Dr. Kristina Hufford

Scientists have long recognized the role of islands as natural laboratories for ecology and evolution (Darwin 1859). The distribution of populations within and among islands and their mainland counterparts provides a unique opportunity to evaluate ecological and evolutionary process that cause the adaptation of organisms to their environment. In particular, the isolation of oceanic islands results in two features of insular ecosystems that differ from the mainland: 1) a decreased overall number of species, and 2) an increased number of endemic species (Simberloff 1974). These features are explained by the biased arrival on islands of organisms with the ability to disperse long distances, and by the diversification of successful immigrants into ecological niches that were unavailable on the mainland (Carlquist 1974; Simberloff 1974).

Studies of island biodiversity and the adaptive radiation of island organisms have traditionally focused on large groups of taxa such as the Hawaiian silversword alliance (28 species in three genera; Carlquist 1970). Many of these studies include endemic plants in efforts to examine speciation resulting from the adaptive specialization of mainland organisms to island habitats (e.g. Ranker et al. 2000). However, the adaptive evolution of organisms on islands may occur at a much more subtle level – within a single species common to both island and mainland sites.
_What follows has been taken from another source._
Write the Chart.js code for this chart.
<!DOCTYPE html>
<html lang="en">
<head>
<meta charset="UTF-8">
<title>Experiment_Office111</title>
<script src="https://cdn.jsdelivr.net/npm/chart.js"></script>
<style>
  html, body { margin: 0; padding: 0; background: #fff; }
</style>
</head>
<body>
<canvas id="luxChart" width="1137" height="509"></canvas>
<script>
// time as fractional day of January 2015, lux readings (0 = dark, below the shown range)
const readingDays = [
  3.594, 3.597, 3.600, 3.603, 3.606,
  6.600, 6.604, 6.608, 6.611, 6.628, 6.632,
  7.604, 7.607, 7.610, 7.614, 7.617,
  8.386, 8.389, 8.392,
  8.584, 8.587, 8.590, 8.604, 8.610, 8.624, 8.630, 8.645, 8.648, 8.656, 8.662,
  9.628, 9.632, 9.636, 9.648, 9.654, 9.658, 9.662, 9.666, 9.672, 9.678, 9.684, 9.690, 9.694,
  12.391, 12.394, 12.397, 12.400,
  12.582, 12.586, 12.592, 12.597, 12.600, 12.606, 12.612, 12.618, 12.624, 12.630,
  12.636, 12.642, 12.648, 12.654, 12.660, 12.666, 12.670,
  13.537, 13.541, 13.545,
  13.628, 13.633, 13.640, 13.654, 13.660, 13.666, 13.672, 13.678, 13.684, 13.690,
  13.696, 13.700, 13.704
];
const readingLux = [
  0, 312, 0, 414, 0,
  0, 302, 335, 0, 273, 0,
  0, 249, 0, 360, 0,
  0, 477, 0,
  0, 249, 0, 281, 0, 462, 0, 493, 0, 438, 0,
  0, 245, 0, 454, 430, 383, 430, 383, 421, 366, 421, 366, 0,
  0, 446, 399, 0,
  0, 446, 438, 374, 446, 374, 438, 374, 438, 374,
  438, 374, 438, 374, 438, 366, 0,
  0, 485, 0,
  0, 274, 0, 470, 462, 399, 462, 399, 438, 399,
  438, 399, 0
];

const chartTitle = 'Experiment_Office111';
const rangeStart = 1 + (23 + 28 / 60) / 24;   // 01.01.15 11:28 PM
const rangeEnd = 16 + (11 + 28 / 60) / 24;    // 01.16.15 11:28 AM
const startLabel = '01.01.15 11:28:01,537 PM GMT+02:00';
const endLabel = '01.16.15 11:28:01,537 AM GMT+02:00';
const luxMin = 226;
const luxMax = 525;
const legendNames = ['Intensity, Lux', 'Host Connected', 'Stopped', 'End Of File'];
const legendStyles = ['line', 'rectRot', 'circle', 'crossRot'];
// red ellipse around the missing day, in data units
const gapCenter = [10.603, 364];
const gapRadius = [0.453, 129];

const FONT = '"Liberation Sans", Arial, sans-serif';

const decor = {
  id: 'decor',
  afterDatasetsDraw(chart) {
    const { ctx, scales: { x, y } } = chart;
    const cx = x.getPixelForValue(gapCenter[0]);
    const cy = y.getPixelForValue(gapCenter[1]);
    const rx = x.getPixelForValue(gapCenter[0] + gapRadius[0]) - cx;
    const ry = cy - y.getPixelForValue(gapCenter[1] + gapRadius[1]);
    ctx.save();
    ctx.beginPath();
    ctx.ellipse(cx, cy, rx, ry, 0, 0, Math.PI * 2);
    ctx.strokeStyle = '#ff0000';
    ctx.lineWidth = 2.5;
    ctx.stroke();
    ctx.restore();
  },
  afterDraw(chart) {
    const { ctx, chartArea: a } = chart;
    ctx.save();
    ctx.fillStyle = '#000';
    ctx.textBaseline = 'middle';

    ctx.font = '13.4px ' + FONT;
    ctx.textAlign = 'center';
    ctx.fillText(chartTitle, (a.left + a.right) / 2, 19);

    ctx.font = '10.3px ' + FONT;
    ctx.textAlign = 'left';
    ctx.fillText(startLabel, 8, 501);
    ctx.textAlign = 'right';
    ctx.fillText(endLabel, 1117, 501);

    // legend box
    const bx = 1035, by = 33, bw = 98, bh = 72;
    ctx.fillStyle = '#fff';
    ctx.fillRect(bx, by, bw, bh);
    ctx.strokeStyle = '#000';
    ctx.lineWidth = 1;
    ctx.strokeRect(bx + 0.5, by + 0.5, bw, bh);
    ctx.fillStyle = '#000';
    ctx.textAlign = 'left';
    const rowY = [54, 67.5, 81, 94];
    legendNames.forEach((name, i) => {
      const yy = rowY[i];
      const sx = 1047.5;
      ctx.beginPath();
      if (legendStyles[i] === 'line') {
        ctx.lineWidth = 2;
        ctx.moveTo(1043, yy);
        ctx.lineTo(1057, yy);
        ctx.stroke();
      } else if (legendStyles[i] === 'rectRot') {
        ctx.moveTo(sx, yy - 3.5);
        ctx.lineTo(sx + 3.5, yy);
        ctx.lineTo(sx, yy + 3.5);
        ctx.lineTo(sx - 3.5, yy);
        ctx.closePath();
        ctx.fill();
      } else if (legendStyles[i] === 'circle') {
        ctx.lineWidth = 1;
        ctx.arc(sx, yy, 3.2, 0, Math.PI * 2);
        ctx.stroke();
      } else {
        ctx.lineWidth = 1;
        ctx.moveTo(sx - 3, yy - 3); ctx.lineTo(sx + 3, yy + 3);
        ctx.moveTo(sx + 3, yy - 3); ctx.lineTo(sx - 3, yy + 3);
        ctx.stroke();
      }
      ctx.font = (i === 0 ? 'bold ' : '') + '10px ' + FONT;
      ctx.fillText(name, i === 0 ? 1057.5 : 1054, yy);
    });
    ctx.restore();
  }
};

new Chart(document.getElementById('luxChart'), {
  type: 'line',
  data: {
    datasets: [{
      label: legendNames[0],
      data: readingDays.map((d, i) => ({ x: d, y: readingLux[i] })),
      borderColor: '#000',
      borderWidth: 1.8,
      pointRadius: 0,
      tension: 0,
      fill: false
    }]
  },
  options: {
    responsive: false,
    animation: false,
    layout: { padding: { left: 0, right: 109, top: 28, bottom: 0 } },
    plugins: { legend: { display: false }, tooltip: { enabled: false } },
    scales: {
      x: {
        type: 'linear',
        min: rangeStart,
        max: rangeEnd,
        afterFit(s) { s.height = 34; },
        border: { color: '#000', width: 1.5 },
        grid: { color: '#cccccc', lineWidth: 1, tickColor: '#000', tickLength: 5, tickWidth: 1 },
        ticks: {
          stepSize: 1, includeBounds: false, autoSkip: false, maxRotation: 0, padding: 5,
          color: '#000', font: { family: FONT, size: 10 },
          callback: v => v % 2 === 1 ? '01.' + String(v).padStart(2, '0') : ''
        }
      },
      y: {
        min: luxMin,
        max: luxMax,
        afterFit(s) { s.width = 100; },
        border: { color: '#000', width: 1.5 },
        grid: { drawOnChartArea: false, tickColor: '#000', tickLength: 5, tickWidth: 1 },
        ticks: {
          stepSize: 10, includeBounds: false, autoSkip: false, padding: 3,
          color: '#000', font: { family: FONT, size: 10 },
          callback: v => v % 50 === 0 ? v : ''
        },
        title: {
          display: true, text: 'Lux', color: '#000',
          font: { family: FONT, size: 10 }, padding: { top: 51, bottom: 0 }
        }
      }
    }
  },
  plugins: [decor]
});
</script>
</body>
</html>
The adaptive evolution within populations of a single species results in different races called ‘ecotypes’ and the formation of ecotypes is more likely in common, widespread species than in rare or endemic species (Turresson 1936; Krebs 1994).
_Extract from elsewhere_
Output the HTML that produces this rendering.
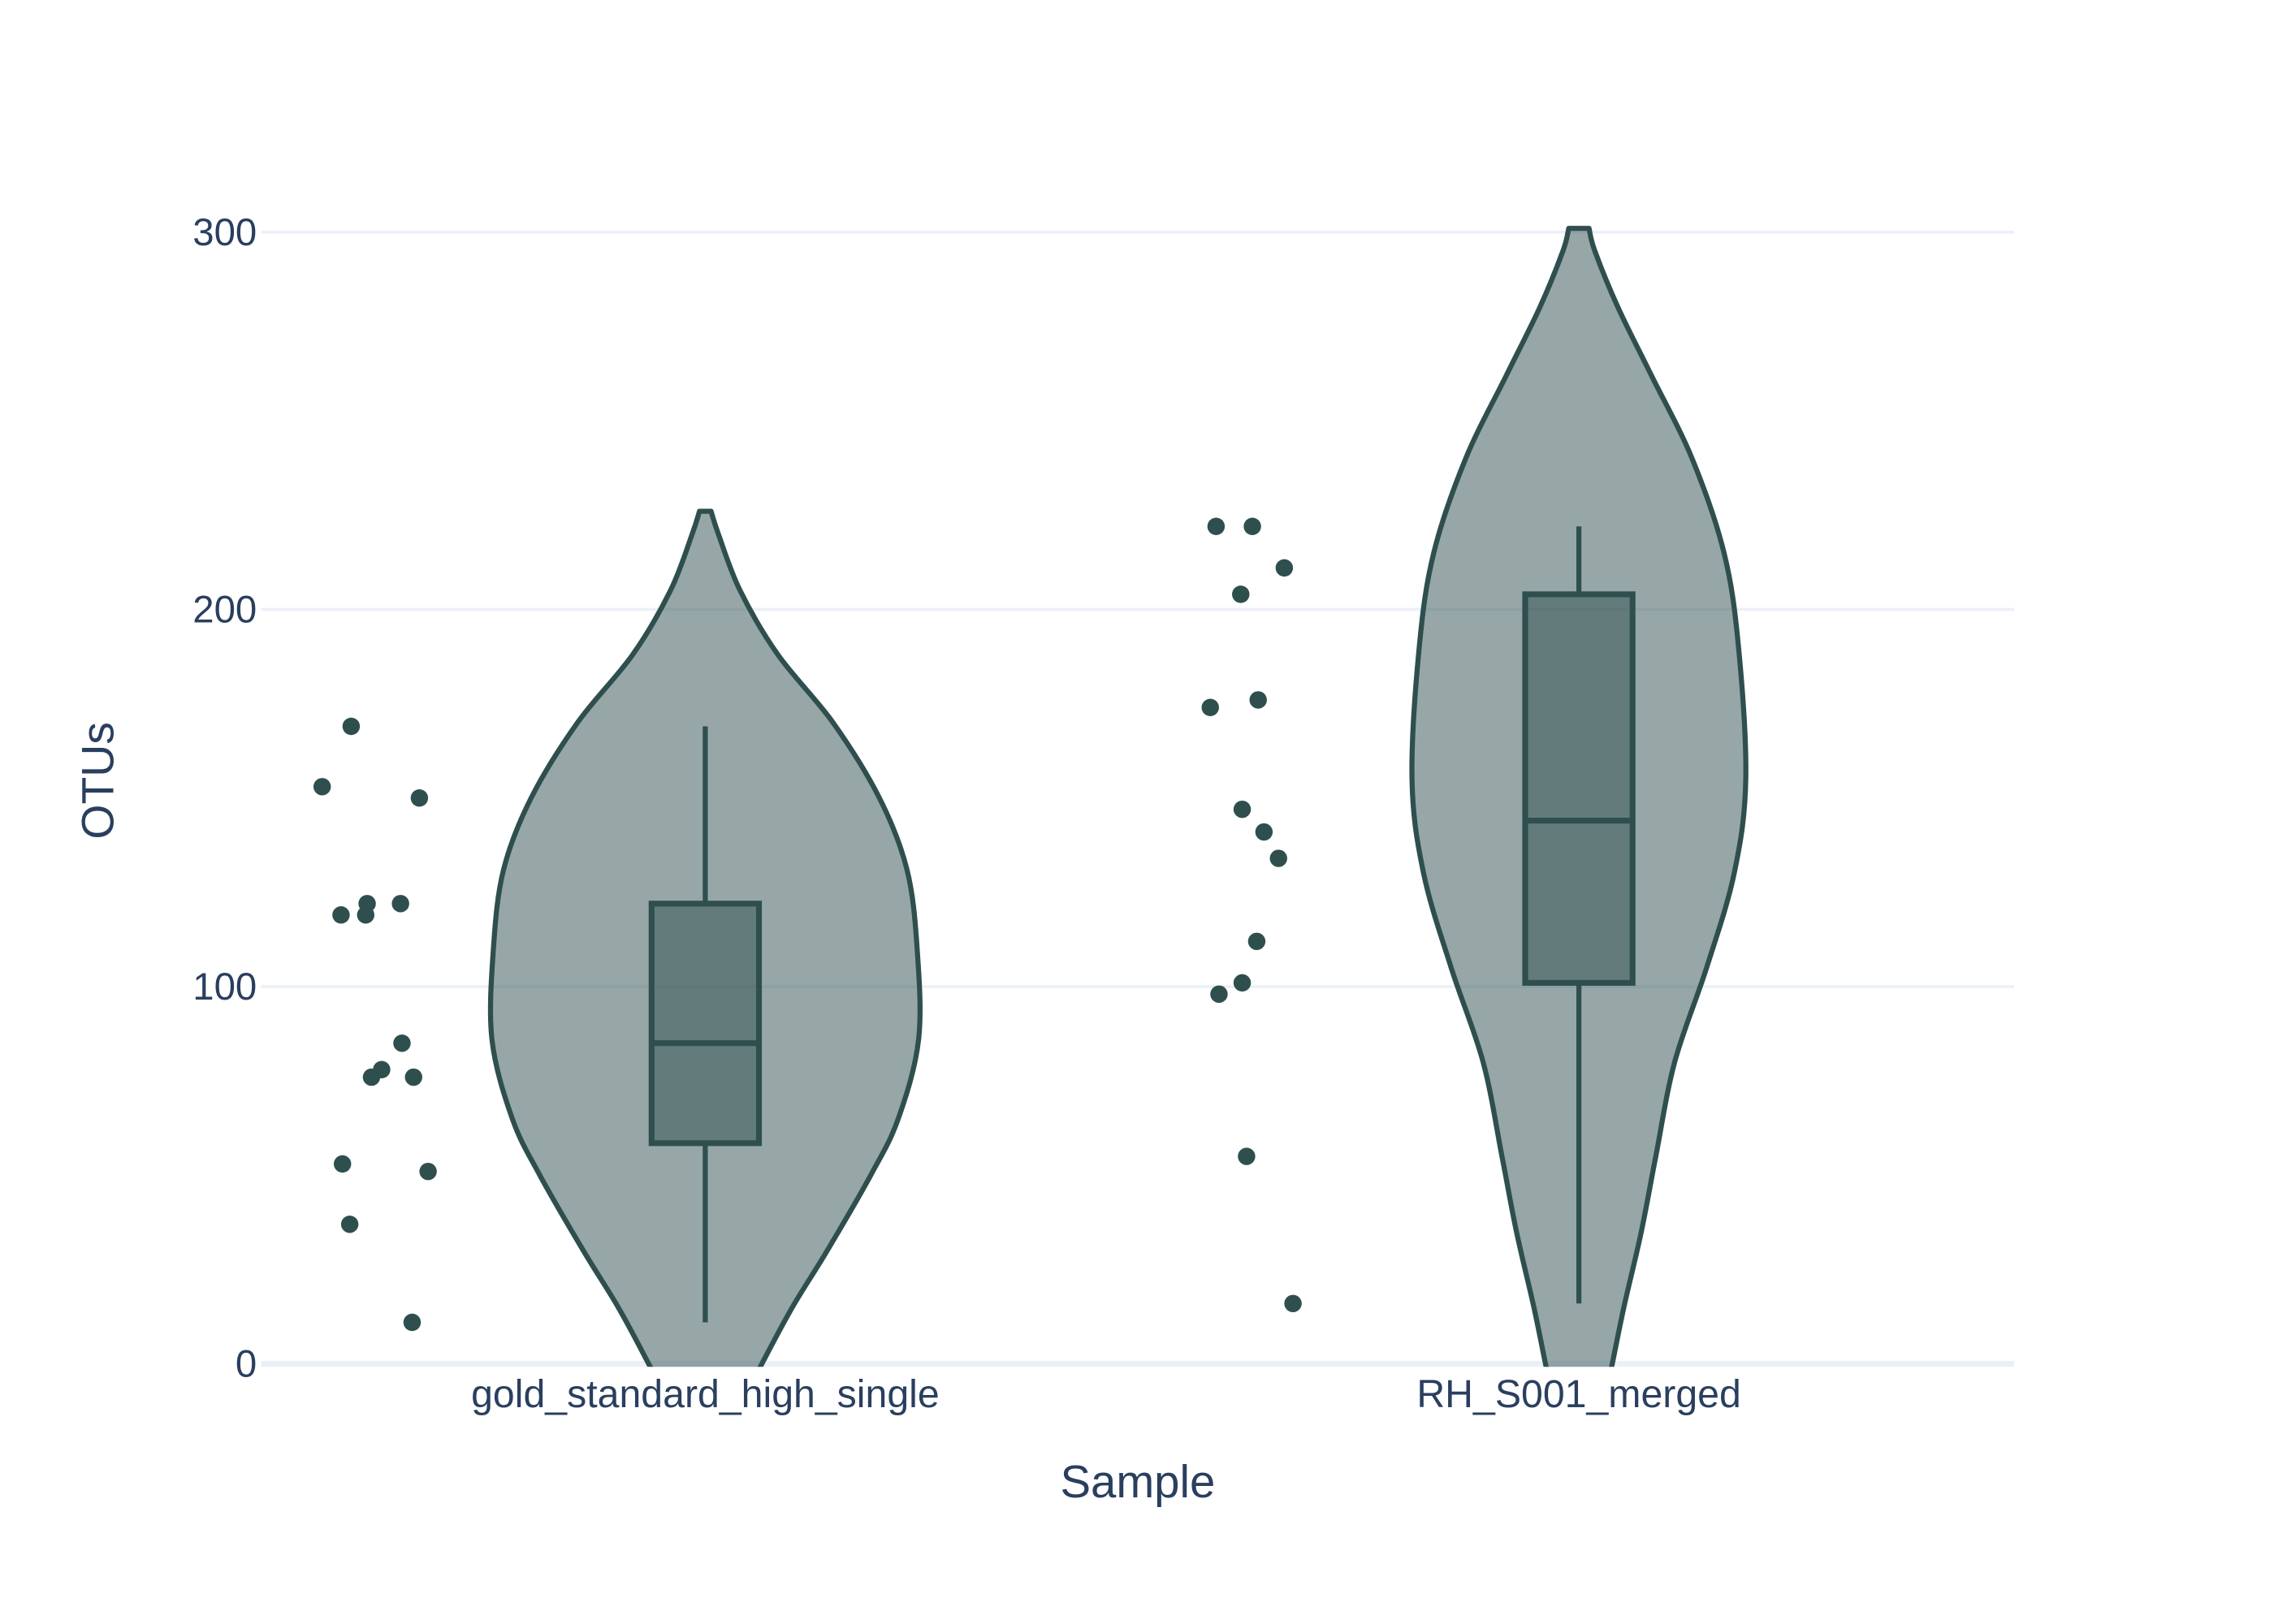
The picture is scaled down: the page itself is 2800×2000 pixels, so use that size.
<!DOCTYPE html>
<html><head><meta charset="utf-8"><style>
html,body{margin:0;padding:0;background:#fff;}
svg{display:block;font-family:"Liberation Sans",sans-serif;}
</style></head><body>
<svg id="chart" width="2800" height="2000" viewBox="0 0 1567 1119.3" preserveAspectRatio="none" xmlns="http://www.w3.org/2000/svg">
<defs><clipPath id="plotclip"><rect x="180" y="60" width="1208" height="882"/></clipPath></defs>
<g id="grid"></g>
<g id="marks" clip-path="url(#plotclip)"></g>
<g id="axes"></g>
<text x="784" y="1032" font-size="31.5" fill="#2a3f5f" text-anchor="middle">Sample</text>
<text transform="translate(78,538) rotate(-90)" font-size="31" fill="#2a3f5f" text-anchor="middle">OTUs</text>
</svg>
<script>
const categories = ["gold_standard_high_single", "RH_S001_merged"];
const yTicks = [0, 100, 200, 300];
// violin density profiles: value -> half-width
const violinVals1 = [226, 220, 205, 188, 170, 150, 131, 110, 86, 65, 50, 30, 15, 0, -10];
const violinWid1 = [4, 9, 24, 50, 88, 120, 139, 146, 147, 133, 114, 84, 60, 39, 26];
const violinVals2 = [301, 295, 280, 262, 240, 215, 190, 155, 130, 105, 80, 55, 35, 15, 0, -5];
const violinWid2 = [7, 11, 27, 50, 78, 100, 110, 115, 107, 88, 66, 53, 43, 31, 23, 20];
const boxQ1 = [58.5, 101];
const boxMed = [85, 144];
const boxQ3 = [122, 204];
const whiskLo = [11, 16];
const whiskHi = [169, 222];
const pts1 = [153, 169, 150, 119, 122, 119, 122, 85, 78, 76, 76, 53, 51, 37, 11];
const jit1 = [-264, -244, -197, -251, -233, -234, -210, -209, -223, -230, -201, -250, -191, -245, -202];
const pts2 = [222, 222, 211, 204, 174, 176, 147, 141, 134, 112, 101, 98, 55, 16];
const jit2 = [-250, -225, -203, -233, -254, -221, -232, -217, -207, -222, -232, -248, -229, -197];

const NS = "http://www.w3.org/2000/svg";
const X0 = 180, X1 = 1388, Y0 = 940, Ypx = 2.6;
function yScale(v){ return Y0 - v * Ypx; }
function xc(i){ return 486 + i * ((X1 - X0) / categories.length) - 2 * i; }
const grid = document.getElementById('grid'), marks = document.getElementById('marks'), axes = document.getElementById('axes');
function mk(tag, attrs, parent){ const e = document.createElementNS(NS, tag); for (const k in attrs) e.setAttribute(k, attrs[k]); parent.appendChild(e); return e; }

yTicks.forEach(t => {
  const g = mk('line', {x1: X0, x2: X1, y1: yScale(t), y2: yScale(t), stroke: '#ebf0f8', 'stroke-width': t===0 ? 4 : 2}, grid);
  
  
  const l = mk('text', {x: 177, y: yScale(t) + 9, 'font-size': 26.5, fill: '#2a3f5f', 'text-anchor': 'end'}, axes);
  l.textContent = t;
  
  
});
categories.forEach((c, i) => {
  const l = mk('text', {x: xc(i), y: 970, 'font-size': 27, fill: '#2a3f5f', 'text-anchor': 'middle'}, axes);
  l.textContent = c;
  
  
});

function smooth(pts){
  let d = 'M' + pts[0][0] + ',' + pts[0][1];
  for (let i = 0; i < pts.length - 1; i++){
    const p0 = pts[Math.max(i-1,0)], p1 = pts[i], p2 = pts[i+1], p3 = pts[Math.min(i+2, pts.length-1)];
    const c1 = [p1[0] + (p2[0]-p0[0])/6, p1[1] + (p2[1]-p0[1])/6];
    const c2 = [p2[0] - (p3[0]-p1[0])/6, p2[1] - (p3[1]-p1[1])/6];
    d += ' C' + c1[0] + ',' + c1[1] + ' ' + c2[0] + ',' + c2[1] + ' ' + p2[0] + ',' + p2[1];
  }
  return d;
}
function violin(i, vals, wids){
  const cx = xc(i);
  const right = vals.map((v, k) => [cx + wids[k], yScale(v)]);
  const left = vals.map((v, k) => [cx - wids[k], yScale(v)]).reverse();
  let d = smooth(right) + ' L' + left[0][0] + ',' + left[0][1] + smooth(left).replace(/^M[^C]*/, ' ') + ' Z';
  const p = mk('path', {d: d, fill: 'rgba(47,79,79,0.5)', stroke: '#2f4f4f', 'stroke-width': 3.5, 'stroke-linejoin': 'round'}, marks);
  
  
}
function box(i){
  const cx = xc(i), hw = 37;
  const w1 = mk('line', {x1: cx, x2: cx, y1: yScale(whiskLo[i]), y2: yScale(boxQ1[i]), stroke: '#2f4f4f', 'stroke-width': 3.5}, marks);
  
  
  const w2 = mk('line', {x1: cx, x2: cx, y1: yScale(whiskHi[i]), y2: yScale(boxQ3[i]), stroke: '#2f4f4f', 'stroke-width': 3.5}, marks);
  
  
  const r = mk('rect', {x: cx - hw, y: yScale(boxQ3[i]), width: 2*hw, height: yScale(boxQ1[i]) - yScale(boxQ3[i]), fill: 'rgba(47,79,79,0.5)', stroke: '#2f4f4f', 'stroke-width': 4}, marks);
  
  
  const m = mk('line', {x1: cx - hw, x2: cx + hw, y1: yScale(boxMed[i]), y2: yScale(boxMed[i]), stroke: '#2f4f4f', 'stroke-width': 4}, marks);
  
  
}
function points(i, vals, jit){
  vals.forEach((v, k) => {
    const c = mk('circle', {cx: xc(i) + jit[k], cy: yScale(v), r: 6, fill: '#2f4f4f'}, marks);
    
    
  });
}
violin(0, violinVals1, violinWid1);
violin(1, violinVals2, violinWid2);
box(0); box(1);
points(0, pts1, jit1);
points(1, pts2, jit2);
</script>
</body></html>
Considerable evidence suggests that plants are adapted to local environmental conditions (Bradshaw et al. 1984). Examples include metal tolerance of plants that grow on mine tailings and herbicide resistance in weedy plants (Linhart and Grant 1996). Given the geographic isolation of island populations, it is likely these populations have diverged from one another over time (due to barriers to interpopulation gene flow). If differences in the genetic structure and genetic composition of plant populations are the result of adaptation to local environments, then genetic variation among populations may be correlated with the ecological characteristics of their habitats.

I propose to examine the ecological and genetic variation of populations of three native grass species on Santa Catalina Island (Nassella pulchra, Elymus glaucus, and Bromus carinatus). I will compare data collected on Catalina with data from the Channel Islands National Park and representative mainland sites in Santa Barbara County. A unique combination of genetic analyses and ecological field studies will allow me to address several questions concerning ecotypic variation of plants distributed between island and mainland habitats. Namely, do island populations of these species resemble mainland populations, or do they represent unique genetic resources? If populations are genetically differentiated, are populations on the same island more similar than on different islands? Similarly, are island populations more similar to each other than mainland populations? Are populations on different islands more distinct from each other than mainland populations separated by similar distances due to stronger dispersal barriers between islands? Does genetic variation correlate with ecological variables such as climate, soil characteristics and rainfall? Finally, can I detect a genetic basis for morphological variation among populations in a common garden study? These data will contribute to knowledge of the genetic diversity of these native grasses, as well as contribute to efforts in grassland restoration (Hufford and Mazer 2003).